Nulla dice il Legislatore in ordine alla gestione dei diritti di precedenza ma nel settore, da sempre, si tende, anche con accordi collettivi aziendali, a privilegiare chi ha “alle spalle” più periodi lavorativi.

Il lavoro stagionale, per ora, soltanto nel turismo e nel settore dello spettacolo, è possibile anche con un rapporto di apprendistato.

Afferma, infatti, l’art. 44, comma 5 del D.Lgs. n. 81/2015: “Per i datori di lavoro che svolgono la propria attività in cicli stagionali i contratti collettivi di lavoro stipulati a livello nazionale da associazioni sindacali comparativamente più rappresentative sul piano nazionale, possono prevedere specifiche modalità di svolgimento del contratto di apprendistato, anche a tempo determinato”.

Nel settore turistico alberghiero ciò è avvenuto nel corso del 2012 con gli accordi del 17 aprile (Federalberghi) e del 14 maggio (Federturismo) e per i minorenni (art. 43, comma 8, del D.Lgs. n. 81/2015) alle stesse condizioni con le previsioni regionali che debbono prevedere sistemi di alternanza scuola – lavoro) dall’accordo del 16 giugno 2014. Ebbene tali previsioni contrattuali (articoli 14 e 15) stabiliscono che:

a) è consentito articolare lo svolgimento in più stagioni attraverso più rapporti a tempo determinato, l’ultimo dei quali dovrà, comunque, avere inizio entro quarantotto mesi consecutivi di calendario dalla data di prima assunzione;

b) viene garantito a tutti gli assunti con contratto a tempo determinato un diritto di precedenza per l’assunzione presso la stessa azienda nella stagione successiva, con le medesime modalità riconosciute ai qualificati;

c) le prestazioni di breve durata eventualmente rese tra una stagione e l’altra sono utili ai fini del computo della durata dell’apprendistato;

d) l’impegno formativo annuo (art. 14, comma 2) previsto in relazione ai livelli di inquadramento dal precedente comma 1 viene determinato riproporzionando il monte ore annuo (che varia dalle quaranta alle ottanta ore) in base alla effettiva durata di ogni singolo rapporto di lavoro.

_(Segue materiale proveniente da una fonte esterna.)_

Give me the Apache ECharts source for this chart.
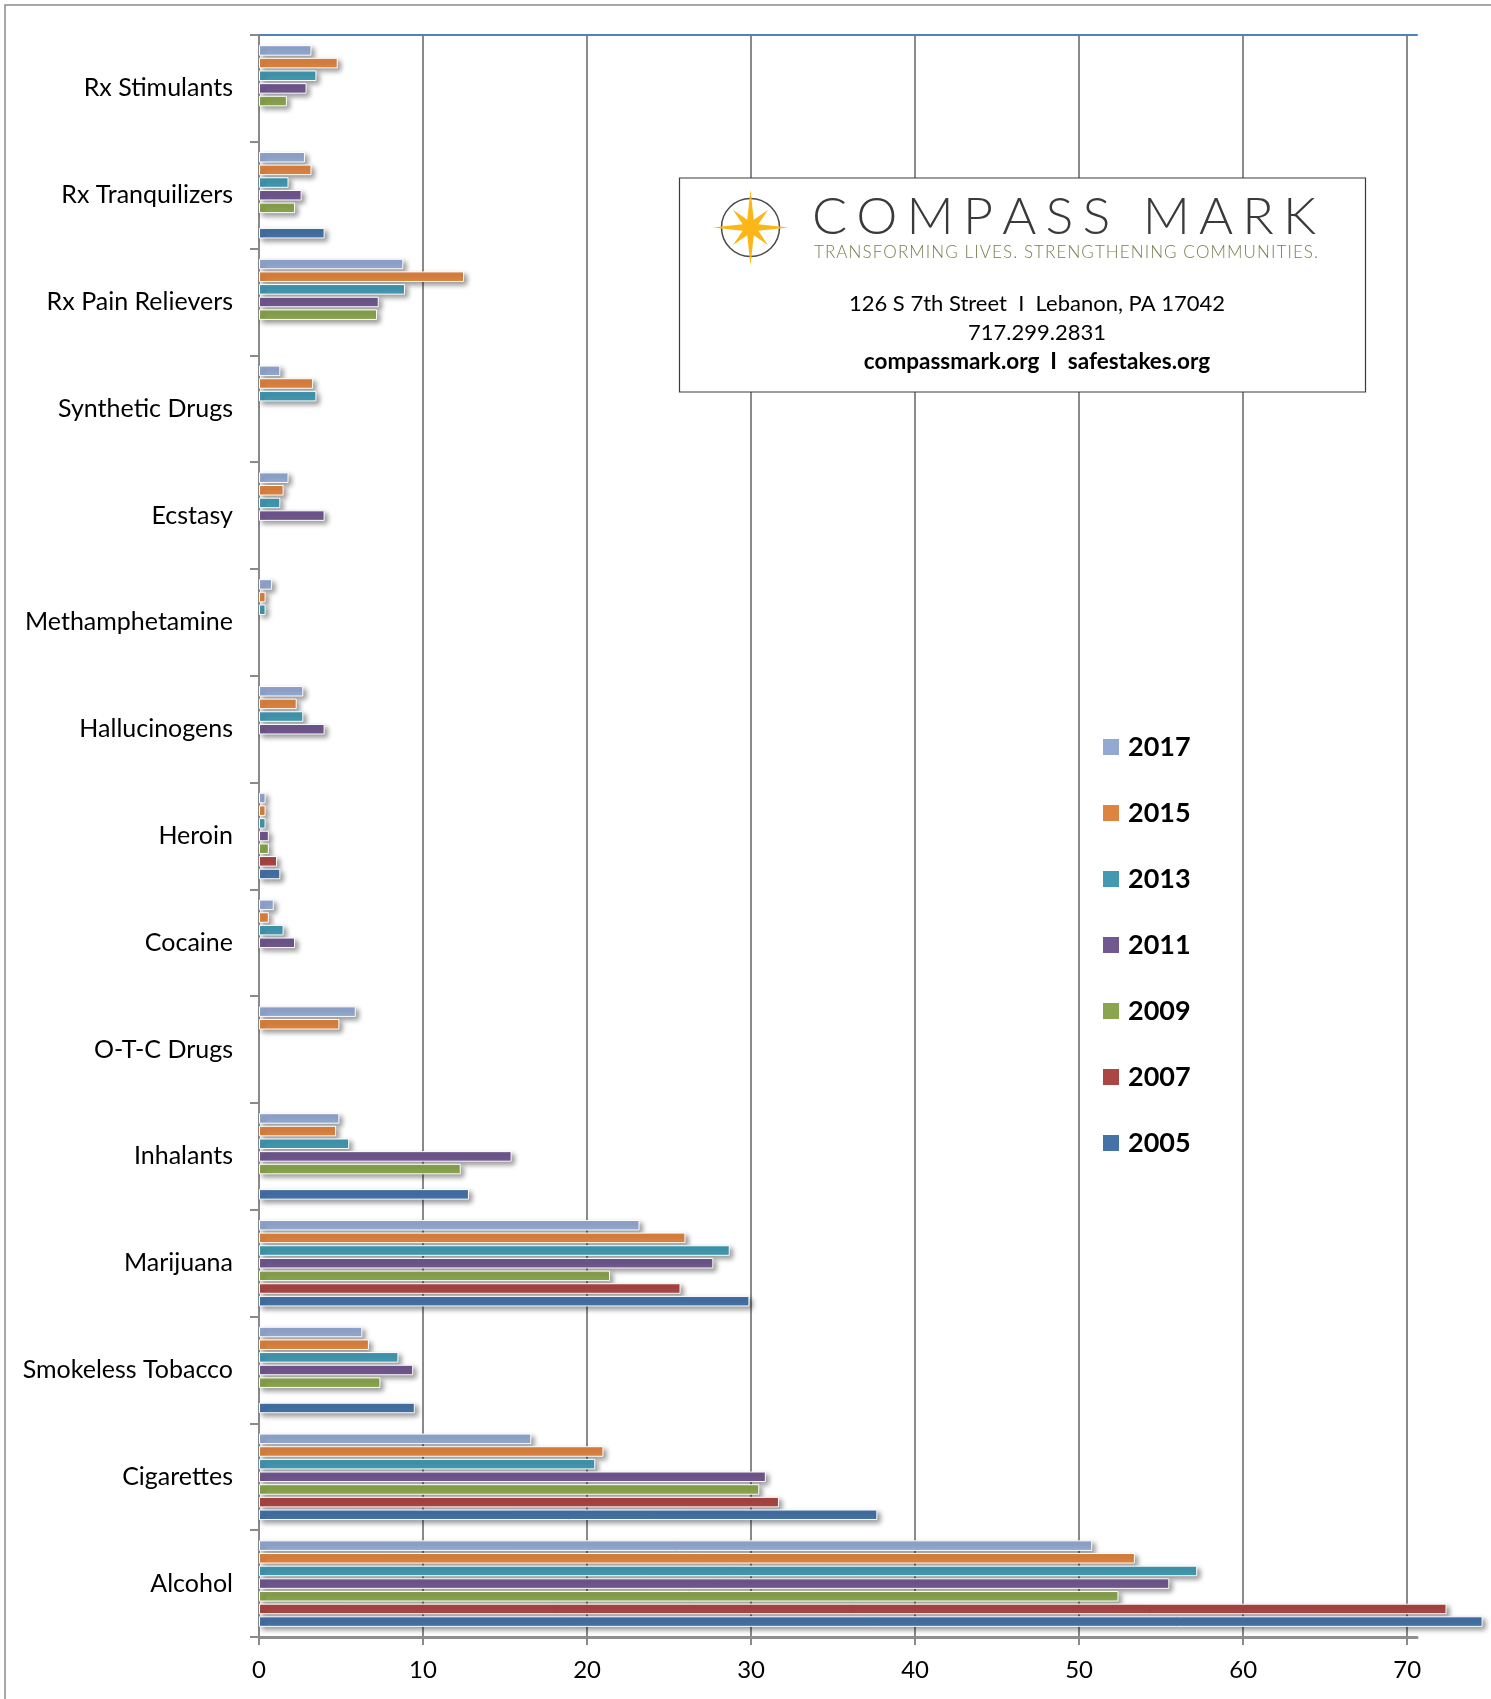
<!DOCTYPE html>
<html>
<head>
<meta charset="utf-8">
<script src="https://cdn.jsdelivr.net/npm/echarts@6/dist/echarts.min.js"></script>
<style>
  html, body { margin: 0; padding: 0; background: #fff; }
  #chart { width: 1491px; height: 1699px; }
</style>
</head>
<body>
<div id="chart"></div>
<script>
// categories, top to bottom
const categories = [
  "Rx Stimulants", "Rx Tranquilizers", "Rx Pain Relievers", "Synthetic Drugs",
  "Ecstasy", "Methamphetamine", "Hallucinogens", "Heroin", "Cocaine",
  "O-T-C Drugs", "Inhalants", "Marijuana", "Smokeless Tobacco", "Cigarettes", "Alcohol"
];
const years = ["2017", "2015", "2013", "2011", "2009", "2007", "2005"];

// values per year (null = no bar)
const v2017 = [3.2, 2.8, 8.8, 1.3, 1.8, 0.8, 2.7, 0.4, 0.9, 5.9, 4.9, 23.2, 6.3, 16.6, 50.8];
const v2015 = [4.8, 3.2, 12.5, 3.3, 1.5, 0.4, 2.3, 0.4, 0.6, 4.9, 4.7, 26.0, 6.7, 21.0, 53.4];
const v2013 = [3.5, 1.8, 8.9, 3.5, 1.3, 0.4, 2.7, 0.4, 1.5, null, 5.5, 28.7, 8.5, 20.5, 57.2];
const v2011 = [2.9, 2.6, 7.3, null, 4.0, null, 4.0, 0.6, 2.2, null, 15.4, 27.7, 9.4, 30.9, 55.5];
const v2009 = [1.7, 2.2, 7.2, null, null, null, null, 0.6, null, null, 12.3, 21.4, 7.4, 30.5, 52.4];
const v2007 = [null, null, null, null, null, null, null, 1.1, null, null, null, 25.7, null, 31.7, 72.4];
const v2005 = [null, 4.0, null, null, null, null, null, 1.3, null, null, 12.8, 29.9, 9.5, 37.7, 74.6];

const xTicks = [0, 10, 20, 30, 40, 50, 60, 70];
const xMax = 70.6;

const yearData = [v2017, v2015, v2013, v2011, v2009, v2007, v2005];
const colors = ["#94a9d1", "#de8440", "#4299b1", "#71588f", "#8aa54e", "#aa4644", "#4572a7"];
const font = "Lato, 'Open Sans', sans-serif";
const gridColor = "#8a8a8a";

// letter-spaced text for the logo (one text element per letter)
function spacedText(str, x, y, size, weight, color, totalWidth) {
  const ctx = document.createElement("canvas").getContext("2d");
  ctx.font = weight + " " + size + "px Lato";
  const chars = Array.from(str);
  const widths = chars.map((c) => ctx.measureText(c).width);
  const natural = widths.reduce((a, b) => a + b, 0);
  const gap = (totalWidth - natural) / (chars.length - 1);
  let cx = x;
  return chars.map((c, i) => {
    const el = {
      type: "text", x: cx, y: y, z: 102, silent: true,
      style: {
        text: c, fill: color, fontFamily: "Lato", fontSize: size, fontWeight: weight,
        textAlign: "left", textVerticalAlign: "middle", align: "left", verticalAlign: "middle"
      }
    };
    cx += widths[i] + gap;
    return el;
  });
}

// compass star
function starPoints(cx, cy) {
  const radii = [38, 8.5, 25, 8.5];
  const pts = [];
  for (let k = 0; k < 16; k++) {
    const a = (k * 22.5 * Math.PI) / 180;
    const r = radii[k % 4];
    pts.push([cx + r * Math.cos(a), cy - r * Math.sin(a)]);
  }
  return pts;
}

function centerText(str, y, size, weight) {
  return {
    type: "text", x: 1037, y: y, z: 102, silent: true,
    style: {
      text: str, fill: "#000", fontFamily: "Lato", fontSize: size, fontWeight: weight,
      textAlign: "center", textVerticalAlign: "middle", align: "center", verticalAlign: "middle"
    }
  };
}

const chart = echarts.init(document.getElementById("chart"));

const option = {
  backgroundColor: "#fff",
  animation: false,
  grid: { left: 259, right: 74, top: 35, bottom: 62 },
  legend: {
    data: years,
    orient: "vertical",
    left: 1103,
    top: 733,
    padding: 0,
    itemWidth: 16,
    itemHeight: 16,
    itemGap: 38,
    icon: "rect",
    itemStyle: { borderWidth: 0, shadowBlur: 0, shadowOffsetX: 0, shadowOffsetY: 0 },
    textStyle: {
      fontFamily: font, fontSize: 27, fontWeight: "bold", color: "#000",
      lineHeight: 28, padding: [0, 0, 0, 4]
    }
  },
  xAxis: [
    {
      type: "value",
      position: "bottom",
      min: 0,
      max: xMax,
      interval: 10,
      axisLine: { show: true, lineStyle: { color: "#8e8e8e", width: 3 } },
      axisTick: { show: true, length: 8, customValues: xTicks, lineStyle: { color: gridColor, width: 2 } },
      axisLabel: { customValues: xTicks, fontFamily: font, fontSize: 24, color: "#000", margin: 21 },
      splitLine: { show: true, lineStyle: { color: gridColor, width: 2 } }
    },
    {
      type: "value",
      position: "top",
      min: 0,
      max: xMax,
      axisLine: { show: true, lineStyle: { color: "#4f81bd", width: 2 } },
      axisTick: { show: false },
      axisLabel: { show: false },
      splitLine: { show: false }
    }
  ],
  yAxis: {
    type: "category",
    data: categories,
    inverse: true,
    axisLine: { show: true, lineStyle: { color: gridColor, width: 2 } },
    axisTick: { show: true, length: 9, lineStyle: { color: gridColor, width: 2 } },
    axisLabel: { fontFamily: font, fontSize: 25, color: "#000", margin: 26 },
    splitLine: { show: false }
  },
  series: years.map((y, i) => ({
    name: y,
    type: "bar",
    data: yearData[i],
    clip: false,
    barGap: "20%",
    barCategoryGap: "19%",
    itemStyle: {
      color: colors[i],
      borderColor: "#fff",
      borderWidth: 1,
      shadowBlur: 5,
      shadowColor: "rgba(0,0,0,0.4)",
      shadowOffsetX: 3,
      shadowOffsetY: 3
    }
  })),
  graphic: [
    {
      type: "rect", z: -10, silent: true,
      shape: { x: 5, y: 5, width: 1600, height: 1800 },
      style: { fill: "none", stroke: "#8c8c8c", lineWidth: 1.5 }
    },
    {
      type: "rect", z: 100, silent: true,
      shape: { x: 679.5, y: 178, width: 686, height: 214 },
      style: { fill: "#fff", stroke: "#3a3a3a", lineWidth: 1.2 }
    },
    {
      type: "circle", z: 101, silent: true,
      shape: { cx: 750.5, cy: 227.5, r: 29 },
      style: { fill: "none", stroke: "#4a4a4a", lineWidth: 1.5 }
    },
    {
      type: "polygon", z: 102, silent: true,
      shape: { points: starPoints(750.5, 227.5) },
      style: { fill: "#fbb718" }
    },
    ...spacedText("COMPASS MARK", 812, 217, 52, "300", "#3a3a3a", 504),
    ...spacedText("TRANSFORMING LIVES. STRENGTHENING COMMUNITIES.", 814, 253, 17, "300", "#7a7c4e", 504),
    centerText("126 S 7th Street  I  Lebanon, PA 17042", 304, 22, "normal"),
    centerText("717.299.2831", 333, 22, "normal"),
    centerText("compassmark.org  I  safestakes.org", 362, 22.5, "bold")
  ]
};

chart.setOption(option);
</script>
</body>
</html>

Per il resto, al contratto stagionale trovano applicazione le altre norme che si applicano ai contratti a tempo determinato tra cui si segnalano la forma scritta, i criteri di computo (art. 27), le disposizioni particolari riferite al calcolo per l’individuazione dell’aliquota obbligatoria per l’assunzione dei disabili (si calcolano i contratti di durata superiore a sei mesi) e le disposizioni in materia di impugnazione del contratto portate, per il deposito del ricorso, a 180 giorni, come stabilito dall’art. 1, comma 1, lettera c) del D.L. n. 87/2018 che è intervenuto sull’art. 28 del D.Lgs. n. 81/2015.

Passo, per ultimo, ad affrontare la questione degli accordi collettivi sulla stagionalità.

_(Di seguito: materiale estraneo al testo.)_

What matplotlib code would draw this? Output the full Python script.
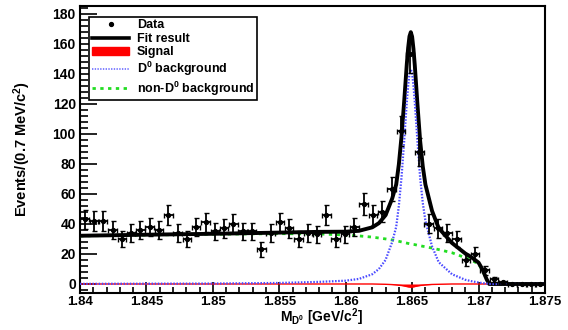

Durante l’anno seguente l’entrata in vigore del D.L. n. 87/2018 la contrattazione nazionale, territoriale ed aziendale ha cercato, definendo le attività stagionali, di limitare le criticità delle causali apponibili al “normale” contratto a tempo determinato.

Mi riferisco, ad esempio, all’accordo del settore aereo e dei servizi aeroportuali, agli accordi territoriali del settore commercio ex art. 66 – bis del CCNL (particolarmente significativi è quello del 2 settembre 2019 della provincia di Roma con un diritto di precedenza che può esplicare i propri effetti anche per un contratto a tempo indeterminato), a quello dei pubblici esercizi e della ristorazione collettiva dello scorso febbraio, nonché a quelli, numerosi, che, in assenza di pattuizioni nazionali o territoriali, hanno individuato, a livello aziendale, le attività stagionali, legate all’incremento di alcune attività in particolari periodi dell’anno.

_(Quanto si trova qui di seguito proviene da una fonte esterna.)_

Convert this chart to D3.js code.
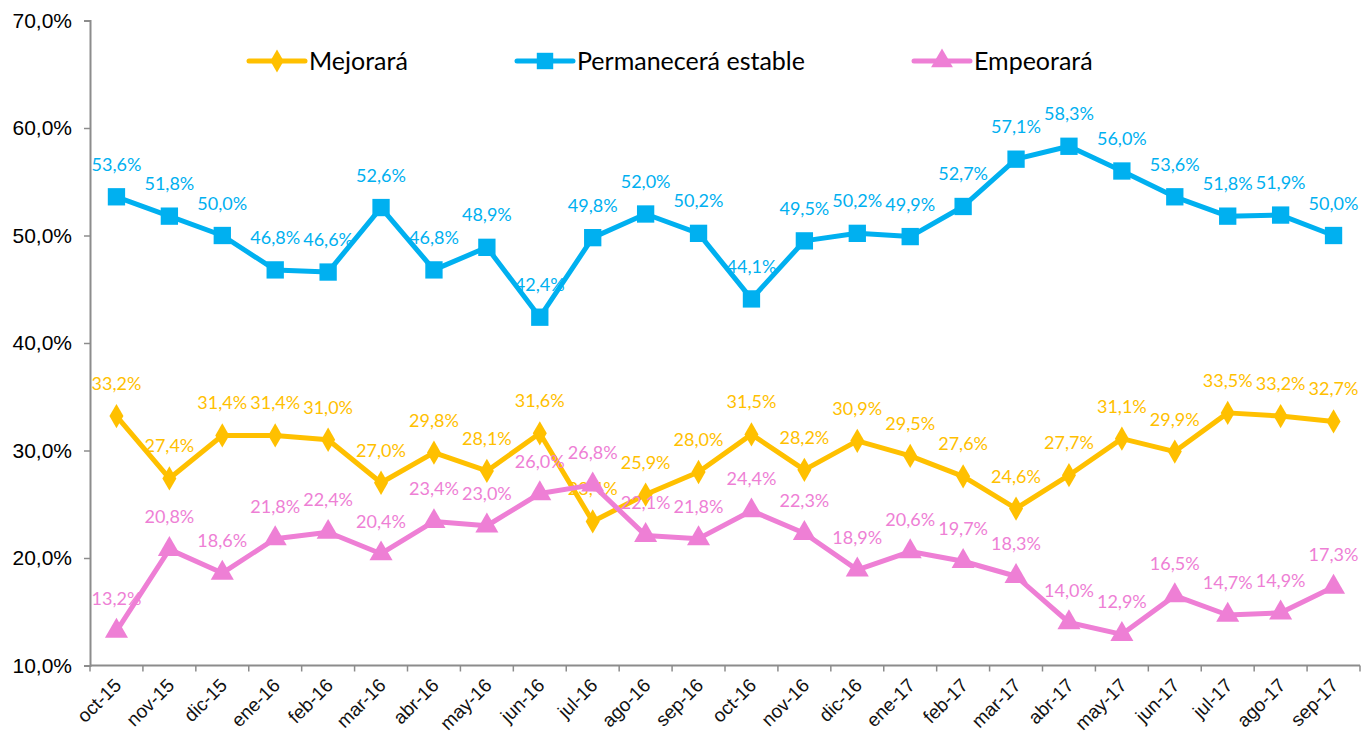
<!DOCTYPE html>
<html>
<head>
<meta charset="utf-8">
<script src="https://cdn.jsdelivr.net/npm/d3@7"></script>
<style>
  body { margin: 0; background: #fff; }
  svg { display: block; }
</style>
</head>
<body>
<div id="chart"></div>
<script>
const months = ["oct-15","nov-15","dic-15","ene-16","feb-16","mar-16","abr-16","may-16","jun-16","jul-16","ago-16","sep-16",
                "oct-16","nov-16","dic-16","ene-17","feb-17","mar-17","abr-17","may-17","jun-17","jul-17","ago-17","sep-17"];
const mejorara = [33.2,27.4,31.4,31.4,31.0,27.0,29.8,28.1,31.6,23.4,25.9,28.0,31.5,28.2,30.9,29.5,27.6,24.6,27.7,31.1,29.9,33.5,33.2,32.7];
const estable  = [53.6,51.8,50.0,46.8,46.6,52.6,46.8,48.9,42.4,49.8,52.0,50.2,44.1,49.5,50.2,49.9,52.7,57.1,58.3,56.0,53.6,51.8,51.9,50.0];
const empeorara = [13.2,20.8,18.6,21.8,22.4,20.4,23.4,23.0,26.0,26.8,22.1,21.8,24.4,22.3,18.9,20.6,19.7,18.3,14.0,12.9,16.5,14.7,14.9,17.3];
const yTicks = [10,20,30,40,50,60,70];

const series = [
  { name: "Mejorará", values: mejorara, color: "#FFC000", symbol: d3.symbolDiamond, size: 170, lx: 249 },
  { name: "Permanecerá estable", values: estable, color: "#00B0F0", symbol: d3.symbolSquare, size: 300, lx: 517 },
  { name: "Empeorará", values: empeorara, color: "#EE7FD5", symbol: d3.symbolTriangle, size: 230, lx: 914 }
];

const W = 1361, H = 737;
const svg = d3.select("#chart").append("svg").attr("width", W).attr("height", H);

const x = d3.scaleBand().domain(months).range([90, 1360]).padding(0);
const y = d3.scaleLinear().domain([10, 70]).range([665.5, 20.5]);
const cx = d => x(d) + x.bandwidth() / 2;
const fmt = v => v.toFixed(1).replace(".", ",") + "%";

// y axis
const yAxis = svg.append("g")
    .attr("transform", "translate(90,0)")
    .call(d3.axisLeft(y).tickValues(yTicks).tickSize(6).tickPadding(12).tickFormat(d => d.toFixed(1).replace(".", ",") + "%"));
yAxis.select(".domain").attr("stroke", "#8c8c8c").attr("stroke-width", 2);
yAxis.selectAll(".tick line").attr("stroke", "#8c8c8c").attr("stroke-width", 1.5);
yAxis.selectAll("text").attr("font-family", "Liberation Sans, Arial, sans-serif").attr("font-size", 21).attr("fill", "#000");

// x axis with ticks at band boundaries
const xAxis = svg.append("g").attr("transform", "translate(0,665.5)");
xAxis.append("line").attr("x1", 90).attr("x2", 1360).attr("stroke", "#8c8c8c").attr("stroke-width", 2);
xAxis.selectAll(".tk").data(months.concat(["end"])).join("line")
    .attr("x1", (d, i) => i < months.length ? x(d) : x.range()[1])
    .attr("x2", (d, i) => i < months.length ? x(d) : x.range()[1])
    .attr("y1", 0).attr("y2", 6).attr("stroke", "#8c8c8c").attr("stroke-width", 1.5);
xAxis.selectAll(".lbl").data(months).join("text")
    .attr("transform", d => `translate(${cx(d) + 6},${21}) rotate(-45)`)
    .attr("text-anchor", "end")
    .attr("font-family", "Liberation Sans, Arial, sans-serif")
    .attr("font-size", 19)
    .attr("fill", "#111")
    .text(d => d);

const line = d3.line().x((v, i) => cx(months[i])).y(v => y(v));

series.forEach(s => {
  const g = svg.append("g");
  g.append("path").datum(s.values)
      .attr("d", line).attr("fill", "none")
      .attr("stroke", s.color).attr("stroke-width", 5).attr("stroke-linejoin", "round");
  g.selectAll(".m").data(s.values).join("path")
      .attr("transform", (v, i) => `translate(${cx(months[i])},${y(v)})`)
      .attr("d", d3.symbol().type(s.symbol).size(s.size))
      .attr("fill", s.color);
  g.selectAll(".l").data(s.values).join("text")
      .attr("x", (v, i) => cx(months[i]))
      .attr("y", v => y(v) - 26)
      .attr("text-anchor", "middle")
      .attr("font-family", "Lato, sans-serif")
      .attr("font-size", 18)
      .attr("fill", s.color)
      .text(fmt);
});

// legend
const leg = svg.append("g").attr("transform", "translate(0,61)");
series.forEach(s => {
  leg.append("line").attr("x1", s.lx).attr("x2", s.lx + 56)
      .attr("stroke", s.color).attr("stroke-width", 5).attr("stroke-linecap", "round");
  leg.append("path").attr("transform", `translate(${s.lx + 28},0)`)
      .attr("d", d3.symbol().type(s.symbol).size(s.size * 0.9)).attr("fill", s.color);
  leg.append("text").attr("x", s.lx + 60).attr("y", 9)
      .attr("font-family", "Lato, sans-serif").attr("font-size", 25).attr("fill", "#000")
      .text(s.name);
});
</script>
</body>
</html>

La definizione di attività come “stagionali” è, come detto, rimessa alla contrattazione collettiva e, sotto questo aspetto, eventuali controlli degli organi di vigilanza non possono entrare nel merito di ciò che, liberamente, le parti sociali hanno definito: più problematica si presenta, invece, la questione nel caso di una vertenza di natura giudiziale: il magistrato può ben entrare nel merito sia per quel che riguarda il tipo delle attività che la durata delle stesse.

Un contratto che, definito stagionale, dovesse durare per un arco temporale di nove/dieci mesi rispetto all’anno avrebbe, a mio avviso, grosse difficoltà ad essere definito come tale, con tutte le conseguenze del caso.